Requesting a spot instance with dataplane
On AWS EKS or Azure AKS
Requesting a spot instance has to be requested from the manifest:
...
spec:
...
types:
Worker:
...
resources:
...
extraSelectors:
karpenter.sh/capacity-type: spot
By default AIchor experiments will request karpenter.sh/capacity-type: on-demand.
On GCP GKE
...
spec:
...
types:
Worker:
...
resources:
...
extraSelectors:
cloud.google.com/gke-spot: "true"
cloud.google.com/gke-provisioning: spot
# on GKE, a toleration also has to be passed
extraTolerations:
- key: "cloud.google.com/gke-spot"
operator: "Equal"
value: "true"
effect: "NoSchedule"
Recovering from eviction
Recovering from eviction is supported by 2 AIchor operators: jobset and kuberay.
You can find some demo projects using these 2 operators here and here.

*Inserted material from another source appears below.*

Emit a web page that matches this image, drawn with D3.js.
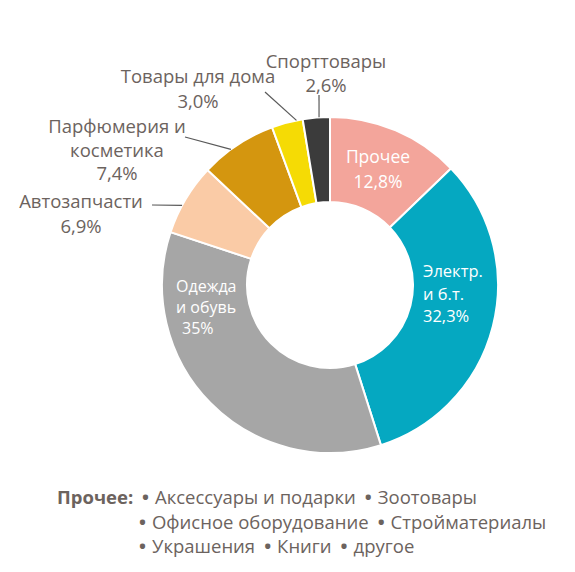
<!DOCTYPE html>
<html>
<head>
<meta charset="utf-8">
<script src="https://cdn.jsdelivr.net/npm/d3@7"></script>
<style>
  body { margin: 0; background: #fff; }
  svg text { font-family: "Open Sans", "Noto Sans", sans-serif; }
</style>
</head>
<body>
<svg id="chart" width="575" height="572"></svg>
<script>
const categories = ["Прочее", "Электр. и б.т.", "Одежда и обувь", "Автозапчасти", "Парфюмерия и косметика", "Товары для дома", "Спорттовары"];
const shares = [12.8, 32.3, 35, 6.9, 7.4, 3.0, 2.6];
const shareLabels = ["12,8%", "32,3%", "35%", "6,9%", "7,4%", "3,0%", "2,6%"];
const labelLines = [["Прочее"], ["Электр.", "и б.т."], ["Одежда", "и обувь"], ["Автозапчасти"], ["Парфюмерия и", "косметика"], ["Товары для дома"], ["Спорттовары"]];
const colors = ["#F3A59B", "#05A8C1", "#A6A6A6", "#FACBA6", "#D4960F", "#F5DB05", "#3B3B3B"];
const othersTitle = "Прочее:";
const othersRows = [["Аксессуары и подарки", "Зоотовары"], ["Офисное оборудование", "Стройматериалы"], ["Украшения", "Книги", "другое"]];

const width = 575, height = 572;
const cx = 330, cy = 285, outerR = 168, innerR = 83;
const textColor = "#6C635E";
const fs = 18.5;

const svg = d3.select("#chart");
const g = svg.append("g").attr("transform", `translate(${cx},${cy})`);

const data = categories.map((c, i) => ({name: c, value: shares[i], pct: shareLabels[i], lines: labelLines[i], color: colors[i]}));

const pie = d3.pie().value(d => d.value).sort(null);
const arc = d3.arc().innerRadius(innerR).outerRadius(outerR);
const arcs = pie(data);

g.selectAll("path.slice")
  .data(arcs)
  .join("path")
    .attr("class", "slice")
    .attr("d", arc)
    .attr("fill", d => d.data.color)
    .attr("stroke", "#fff")
    .attr("stroke-width", 2);

// label layout: first baseline relative to the centre, like the manual placement in the original
// t = where along the slice the leader line touches (0 start .. 1 end)
const labelLayout = [
  {x: 48, y: -122, lh: 25, size: 17.5, anchor: "middle", fill: "#fff"},
  {x: 93, y: -8, lh: 22.5, size: 16.5, anchor: "start", fill: "#fff"},
  {x: -154, y: 7, lh: 21, size: 16, anchor: "start", fill: "#fff", lastDx: 6},
  {x: -249, y: -77, lh: 25, size: fs, anchor: "middle", fill: textColor, lead: [-178, -80], t: 0.4},
  {x: -213, y: -152, lh: 23.5, size: fs, anchor: "middle", fill: textColor, lead: [-145, -148], t: 0.4},
  {x: -132, y: -202, lh: 25, size: fs, anchor: "middle", fill: textColor, lead: [-65, -193], t: 0.8},
  {x: -4, y: -217, lh: 24, size: fs, anchor: "middle", fill: textColor, lead: [-11, -190], t: 0.6}
];

arcs.forEach((a, i) => {
  const o = labelLayout[i];
  const lines = a.data.lines.concat([a.data.pct]);
  const t = g.append("text")
    .attr("fill", o.fill)
    .attr("font-size", o.size)
    .attr("text-anchor", o.anchor);
  lines.forEach((s, j) => {
    t.append("tspan")
      .attr("x", o.x + (o.lastDx && j === lines.length - 1 ? o.lastDx : 0))
      .attr("y", o.y + j * o.lh)
      .text(s);
  });
  if (o.lead) {
    const ang = a.startAngle + (a.endAngle - a.startAngle) * o.t;
    g.append("line")
      .attr("x1", o.lead[0]).attr("y1", o.lead[1])
      .attr("x2", Math.sin(ang) * outerR).attr("y2", -Math.cos(ang) * outerR)
      .attr("stroke", "#595959")
      .attr("stroke-width", 1.2);
  }
});

// legend for "Прочее"
const legend = svg.append("g").attr("font-size", fs).attr("fill", textColor);
const rowY = [504, 529, 553];
const itemX = 139;
legend.append("text")
  .attr("x", 57).attr("y", rowY[0])
  .attr("font-weight", "bold")
  .text(othersTitle);
othersRows.forEach((row, i) => {
  const t = legend.append("text")
    .attr("x", itemX + (i === 0 ? 3 : 0)).attr("y", rowY[i]);
  row.forEach((item, j) => {
    t.append("tspan").attr("dx", j ? 9 : 0).attr("font-weight", "bold").text("•");
    t.append("tspan").attr("dx", 6).text(item);
  });
});
</script>
</body>
</html>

Other operators will fail when the eviction happens.
spec:
operator: jobset # or kuberay
restartPolicy:
backoffLimit: 5
In the snippet code above, spec.restartPolicy.backoffLimit represents the number of allowed restarts, this experiments will be able to handle 5 failures (including eviction) before being marked as failed.
Side note for the other operators
spec.restartPolicy.backoffLimit on the other operators (jax,pytorch,...) only covers a software failure, when the exit status of spec.command is a non-zero code. It will re execute the command in the same container, on the same node.
Checkpointing
During training, the most reliable method to ensure progress is not lost is to periodically save checkpoints to an external storage backend (like AIchor S3 buckets). Then, when restarting the software should be able to automatically recover from the latest checkpoint to resume training.This way, you ensure a reliable training while using spot instances.